I made the point in here some time ago that, we in data analytics, should aim to broaden our field and this case study hopefully will give some insight and new avenues for existing product analytics to explore if they haven’t already, and shed some light on causal inference which may be a way to elevate A/B testing and experimentation to the next level. Most importantly, it has to be tied back to the business problem and we can be creative and clever in devising solutions to solve business problems besides resorting to standard data segmentation and checks. In the future, I’d also like to discuss more techniques in this area such as propensity scores (PSM) and specifying correct models as well. With a lot of focus on AI today, it’s easy to forget that there are other ways a data scientist can still achieve value by exploring tools that they have.
Post Script
I’d like to share a few thoughts after using the pyWhy/Bayesian model libraries for this case study in terms of my experience of using these.
SCM modeling via PyWhy
- Most of the causal model understanding came from domain knowledge. In the case where this is not available, it may be more difficult to use this to learn the structure of the model.
- The most useful features were feature attribution and the simulations. This allows us to not look at just one final outcome, but even the features themselves in terms of their causes and explore other dimensions that may not be possible using a traditional algorithm.
- The anomaly attribution is more useful when there are small things to check. I think this provides a way to possibly automate attribution, but is more useful if we have a pre-existing understanding of the system.
- Ultimately, the whole process is still constrained by data availability.

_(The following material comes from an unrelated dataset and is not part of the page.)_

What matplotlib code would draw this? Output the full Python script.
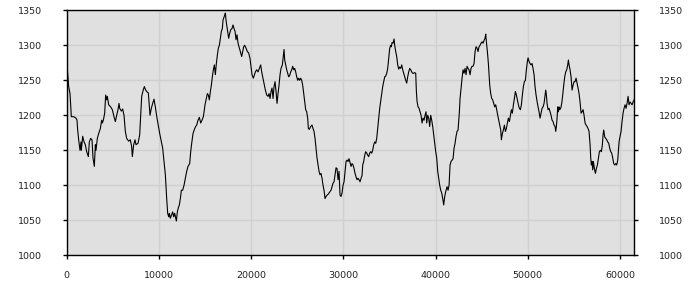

The library allowed us to work with more limited sets of data where full prediction is not possible and pinpoint some of the limitations. For instance, there was still a large amount of unexplained data from unit purchases, and this suggests that we need more dimensions of data to look at the problem.
Bayesian via PyMC
- This offers quite a huge range of flexibility in terms of specifying models and then proceeding to test their validity.
- In terms of understanding the library and ease of use, this definitely is slightly easier than using the doWhy library to learn, interpret and pick up. The more tricky part comes with mastery and specifying the correct feature relationships and priors to test our beliefs here.
References
- PyWhy
- PyMC
- Causal Reasoning: Fundamentals and Machine Learning Applications. Emre Kiciman, Amit Sharma.